The Black Lives Matter movement has taken on new mediums, combining in-person activism with social media. The Black community has also called out to all non-Black people to step up as allies during this time — one-liners such as “White silence is violence” have decorated protesters’ posters en masse.

The Black community needs allies committed to the fight for justice; however, as an ally, there is a line to toe between effective and performative allyship … yes, there is such a thing as being a “bad” or “harmful” ally. 

“[Denver School Board Director] Tay Anderson made a good point that has stuck with me: A lot of the violence and vandalism we’ve seen is being done by non-Black people,” Black Colorado activist Jayah Caley said. “It’s counterproductive to our movement.” 

Navigating the Black Lives Matter movement while being non-Black may be difficult, but one of the best ways to prevent unintentional harm is by educating oneself. From reading “How to Be an Antiracist” by Ibram Kendi and watching “13th” on Netflix to actively engaging in difficult conversations about race, there are limitless resources one can use to expand one’s knowledge on systematic oppression and racism. 

“Keep educating yourself, keep asking questions and be willing to listen when you are being corrected,” Caley said. “Take what you’ve learned and share it.”

Caley is correct that one of the most important and beneficial things an ally can do is to listen when they are being corrected. Many non-Black activists are well versed in the workings of the Black Lives Matter movement and the nuances of white allyship — but despite this knowledge and their good intentions, allies must be prepared to accept accountability when they make mistakes. It is equally important that allies do not attempt to educate Black community members about their own oppression — this is the equivalent of a student trying to tell the professor how to teach their class.  

When it comes to virtual activism, social media is being used as a platform for sharing resources, signing petitions, locating donation sites and inciting intellectual discourse. To that end, Black activists have set the example of what one should and should not share as a digital ally. Many Black activists have asked community members to stop sharing the traumatizing videos of the killings of Black people. Instead, allies ought to use their platform to inform their followers on petitions and organizations they can donate to.

Media silence has been seen as one of the most harmful behaviors an ally can engage in. Particularly as a white ally, it is one’s responsibility to leverage one’s privilege to play a role in bringing justice to those who are oppressed. Whether that comes in the form of sharing the link to bail funds or the directions to a Black Lives Matter event, sharing something — anything — is better than sharing nothing, and many Black community members have made it perfectly clear that the message media silence from a white person sends is complicity. 

It is also important to discuss how to be a good ally while protesting and attending Black Lives Matter events. During these events, non-Black attendees should remember that they are guests, not hosts.

Many non-Black allies have made the mistake of making the event about them by leading the marches or chants and by trying to tell Black community members how to organize. The purpose of an ally is to uplift the Black community and to form human barriers between Black protesters and the police — the presence of allies is certainly important, but they should behave accordingly.

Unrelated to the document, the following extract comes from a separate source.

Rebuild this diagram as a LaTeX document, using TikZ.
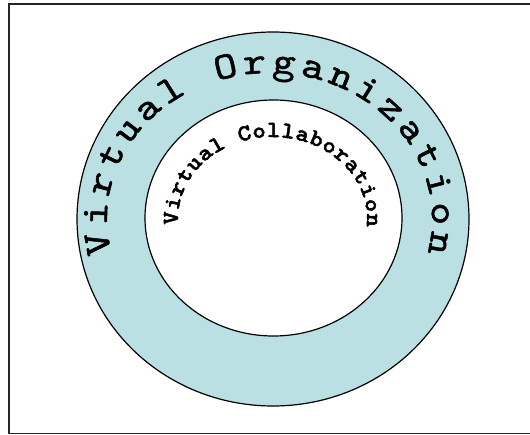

There have been “allies” that have taken advantage of the protests, whether by looting for the sake of destruction or attempting to take charge in a tone-deaf demonstration of performative allyship. These digressions can be actively harmful to the goal of the protests — for instance, the looting that occurred during many protests managed to shift the narrative away from Black Lives Matter to the protesters engaged in property destruction.

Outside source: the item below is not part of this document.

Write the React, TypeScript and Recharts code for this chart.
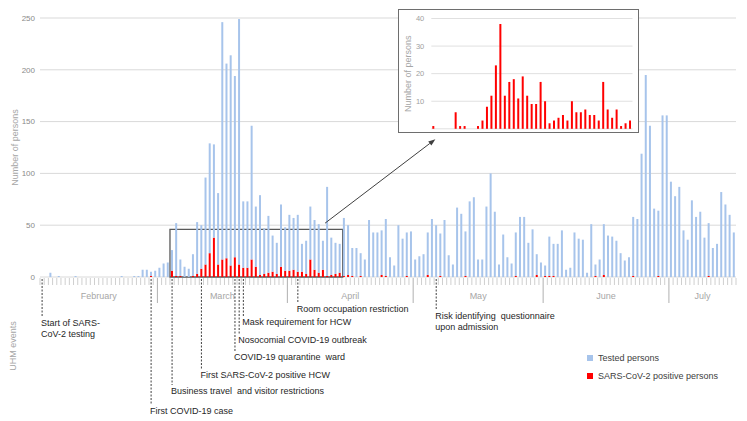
import React from 'react';
import { BarChart, Bar, XAxis, YAxis, CartesianGrid, ReferenceArea, ReferenceLine, Legend } from 'recharts';

// days shown: Feb 2 – Jul 16 (2020)
const months = ['February', 'March', 'April', 'May', 'June', 'July'];
const monthDays = [28, 31, 30, 31, 30, 16];

const testedFeb = [0, 0, 4, 0, 1, 0, 0, 0, 1, 0, 0, 0, 0, 0, 0, 0, 0, 0, 0, 1, 0, 0, 1, 1, 7, 7, 5, 6];
const testedMar = [9, 13, 14, 26, 52, 17, 10, 8, 22, 53, 50, 96, 129, 128, 81, 246, 206, 214, 194, 249, 73, 73, 146, 68, 79, 47, 59, 40, 33, 70, 48];
const testedApr = [60, 57, 60, 32, 35, 68, 55, 51, 35, 87, 38, 33, 32, 57, 50, 28, 28, 23, 17, 55, 43, 43, 45, 56, 19, 11, 50, 37, 43, 44];
const testedMay = [17, 20, 22, 43, 56, 50, 42, 55, 21, 12, 67, 61, 44, 73, 77, 17, 17, 68, 100, 63, 12, 41, 19, 13, 43, 58, 58, 33, 46, 22, 14];
const testedJun = [11, 39, 32, 32, 45, 7, 9, 43, 37, 36, 4, 51, 12, 17, 51, 40, 39, 35, 23, 16, 19, 58, 56, 119, 195, 146, 66, 64, 156, 156];
const testedJul = [92, 78, 87, 45, 36, 74, 58, 63, 38, 52, 28, 32, 82, 70, 60, 43];

const positiveFeb = [0, 0, 0, 0, 0, 0, 0, 0, 0, 0, 0, 0, 0, 0, 0, 0, 0, 0, 0, 0, 0, 0, 0, 0, 0, 0, 1, 0];
const positiveMar = [0, 0, 0, 6, 1, 1, 0, 0, 1, 3, 8, 12, 23, 38, 12, 17, 18, 11, 19, 12, 9, 9, 17, 10, 2, 3, 4, 5, 3, 10, 6];
const positiveApr = [6, 7, 5, 5, 3, 17, 7, 4, 7, 1, 2, 3, 4, 1, 2, 1, 0, 1, 0, 0, 0, 0, 2, 1, 0, 0, 0, 0, 1, 0];
const positiveMay = [0, 0, 0, 2, 0, 0, 1, 0, 0, 0, 0, 0, 1, 0, 0, 0, 0, 0, 0, 0, 0, 0, 0, 0, 1, 0, 0, 0, 0, 2, 0];
const positiveJun = [1, 1, 1, 0, 0, 0, 0, 0, 0, 0, 0, 0, 1, 0, 2, 0, 0, 0, 0, 0, 0, 1, 0, 0, 0, 0, 0, 1, 0, 0];
const positiveJul = [0, 0, 0, 0, 0, 0, 0, 0, 0, 1, 0, 0, 0, 0, 0, 0];

// UHM events (day index from Feb 2)
const eventDay = [0, 26, 31, 38, 46, 47, 48, 61, 94];
const eventText = [
  ['Start of SARS-', 'CoV-2 testing'],
  ['First COVID-19 case'],
  ['Business travel  and visitor restrictions'],
  ['First SARS-CoV-2 positive HCW'],
  ['COVID-19 quarantine  ward'],
  ['Nosocomial COVID-19 outbreak'],
  ['Mask requirement for HCW'],
  ['Room occupation restriction'],
  ['Risk identifying  questionnaire', 'upon admission'],
];
// vertical drop of each label below the axis (layout only)
const eventDrop = [46, 134, 114, 98, 80, 63, 45, 32, 39];

// inset: Feb 28 – Apr 12
const insetStart = 26;
const insetEnd = 71;

const BLUE = '#a7c4eb';
const RED = '#ff0000';
const AXIS_Y = 277;

const tested = [...testedFeb, ...testedMar, ...testedApr, ...testedMay, ...testedJun, ...testedJul];
const positive = [...positiveFeb, ...positiveMar, ...positiveApr, ...positiveMay, ...positiveJun, ...positiveJul];
const nDays = tested.length;

const rows = tested.map((t, i) => ({ day: i + 0.5, positive: positive[i], rest: t - positive[i] }));
const insetRows = positive.slice(insetStart, insetEnd).map((v, i) => ({ d: i, positive: v }));

const monthEdges: number[] = [0];
monthDays.forEach((n, i) => monthEdges.push(monthEdges[i] + n));
const monthMid = months.map((_, i) => (monthEdges[i] + monthEdges[i + 1]) / 2);
const dayTicks = Array.from({ length: nDays + 1 }, (_, i) => i);
const eventTicks = eventDay.map((d) => d + 0.5);

const DayTick = ({ x, payload }: any) => {
  const v = payload.value;
  const isMonth = v > 0 && v < nDays && monthEdges.includes(v);
  return (
    <line x1={x} x2={x} y1={AXIS_Y + 1} y2={AXIS_Y + (isMonth ? 26 : 8)} stroke={isMonth ? '#b0b0b0' : '#cfcfcf'} strokeWidth={1} />
  );
};

const MonthTick = ({ x, payload }: any) => {
  const k = monthMid.indexOf(payload.value);
  return (
    <text x={x} y={AXIS_Y + 19} dy="0.35em" textAnchor="middle" fontSize={9} fill="#a6a6a6">
      {months[k]}
    </text>
  );
};

const EventTick = ({ x, payload }: any) => {
  const k = eventTicks.indexOf(payload.value);
  if (k < 0) return <g />;
  const cy = AXIS_Y + eventDrop[k];
  return (
    <g>
      <line x1={x} x2={x} y1={AXIS_Y + 2} y2={cy - 6} stroke="#404040" strokeWidth={1} strokeDasharray="2 1.5" />
      {eventText[k].map((ln, j) => (
        <text key={j} x={x - 1} y={cy + j * 10.5} dy="0.35em" fontSize={9} fill="#262626" style={{ whiteSpace: 'pre' }}>
          {ln}
        </text>
      ))}
    </g>
  );
};

const Arrow = (p: any) => {
  const { x1, y1, x2, y2 } = p;
  const a = Math.atan2(y2 - y1, x2 - x1);
  const L = 7;
  const W = 2.6;
  const bx = x2 - L * Math.cos(a);
  const by = y2 - L * Math.sin(a);
  const pts = [
    [x2, y2],
    [bx + W * Math.sin(a), by - W * Math.cos(a)],
    [bx - W * Math.sin(a), by + W * Math.cos(a)],
  ].map((q) => q.join(',')).join(' ');
  return (
    <g>
      <line x1={x1} y1={y1} x2={bx} y2={by} stroke="#404040" strokeWidth={1} />
      <polygon points={pts} fill="#404040" />
    </g>
  );
};

const legendItems = [
  { name: 'Tested persons', color: BLUE },
  { name: 'SARS-CoV-2 positive persons', color: RED },
];

const LegendBox = () => (
  <div style={{ fontSize: 9, color: '#404040' }}>
    {legendItems.map((it) => (
      <div key={it.name} style={{ display: 'flex', alignItems: 'center', height: 18 }}>
        <span style={{ display: 'inline-block', width: 6, height: 6, background: it.color, marginRight: 5 }} />
        <span>{it.name}</span>
      </div>
    ))}
  </div>
);

const axisCommon = {
  dataKey: 'day',
  type: 'number' as const,
  domain: [0, nDays],
  allowDataOverflow: true,
  interval: 0 as const,
  height: 1,
  axisLine: false,
  tickLine: false,
  tickSize: 0,
  tickMargin: 0,
};

export default function App() {
  return (
    <div
      style={{
        position: 'absolute',
        left: 0,
        top: 0,
        width: 747,
        height: 421,
        background: '#fff',
        fontFamily: '"Liberation Sans", Arial, sans-serif',
        overflow: 'hidden',
      }}
    >
      <BarChart width={747} height={421} data={rows} margin={{ top: 18, right: 11, bottom: 141, left: 0 }}>
        <CartesianGrid vertical={false} stroke="#d9d9d9" xAxisId="days" />
        <XAxis xAxisId="days" {...axisCommon} ticks={dayTicks} tick={(p: any) => <DayTick {...p} />} />
        <XAxis xAxisId="months" {...axisCommon} ticks={monthMid} tick={(p: any) => <MonthTick {...p} />} />
        <XAxis xAxisId="events" {...axisCommon} ticks={eventTicks} tick={(p: any) => <EventTick {...p} />} />
        <YAxis
          domain={[0, 250]}
          ticks={[0, 50, 100, 150, 200, 250]}
          width={40}
          axisLine={false}
          tickLine={false}
          tickSize={0}
          tickMargin={5}
          tick={{ fontSize: 8, fill: '#8a8a8a' }}
          label={{
            value: 'Number of persons',
            angle: -90,
            position: 'insideLeft',
            offset: 15,
            style: { textAnchor: 'middle', fontSize: 9, fill: '#a6a6a6' },
          }}
        />
        <Bar xAxisId="days" dataKey="positive" stackId="a" fill={RED} barSize={2} name="SARS-CoV-2 positive persons" isAnimationActive={false} />
        <Bar xAxisId="days" dataKey="rest" stackId="a" fill={BLUE} barSize={2} name="Tested persons" isAnimationActive={false} />
        <ReferenceArea
          xAxisId="days"
          x1={31}
          x2={72.2}
          y1={0}
          y2={46}
          fill="none"
          stroke="#595959"
          strokeWidth={1.3}
          ifOverflow="visible"
        />
        <ReferenceLine
          xAxisId="days"
          segment={[
            { x: 68, y: 52 },
            { x: 94.3, y: 133 },
          ]}
          ifOverflow="visible"
          shape={(p: any) => <Arrow {...p} />}
        />
        <Legend
          layout="vertical"
          align="center"
          verticalAlign="middle"
          wrapperStyle={{ left: 587, top: 349, width: 160, height: 40 }}
          content={() => <LegendBox />}
        />
      </BarChart>

      <div
        style={{
          position: 'absolute',
          left: 13,
          top: 346,
          transform: 'translate(-50%, -50%) rotate(-90deg)',
          fontSize: 9,
          color: '#a6a6a6',
          whiteSpace: 'nowrap',
        }}
      >
        UHM events
      </div>

      <div
        style={{
          position: 'absolute',
          left: 398,
          top: 9,
          width: 241,
          height: 124,
          border: '1.5px solid #6e6e6e',
          boxSizing: 'border-box',
          background: '#fff',
        }}
      >
        <BarChart width={238} height={121} data={insetRows} margin={{ top: 8.5, right: 4.5, bottom: 2.2, left: 0 }}>
          <CartesianGrid vertical={false} stroke="#e0e0e0" />
          <XAxis dataKey="d" hide />
          <YAxis
            domain={[0, 40]}
            ticks={[0, 10, 20, 30, 40]}
            width={32.3}
            axisLine={false}
            tickLine={false}
            tickSize={0}
            tickMargin={7}
            tick={{ fontSize: 7.5, fill: '#a0a0a0' }}
            label={{
              value: 'Number of persons',
              angle: -90,
              position: 'insideLeft',
              offset: 9,
              style: { textAnchor: 'middle', fontSize: 9, fill: '#a6a6a6' },
            }}
          />
          <Bar dataKey="positive" fill={RED} barSize={2} isAnimationActive={false} />
        </BarChart>
      </div>
    </div>
  );
}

Given that the United States is undergoing a major cultural shift in which the Black community is at the forefront, it is the duty of allies to engage in verbal and physical action to elevate the voices of this community to the best of their abilities.

Allies ought to use this time to educate themselves, to use their platforms for digital activism with the goal of inciting change and to use their privileged non-Black bodies to protect Black people at protests. They ought not to stay silent, take control or strip the microphone from the Black community. Allies must be cognizant of their role and continue to fight alongside the Black community for justice.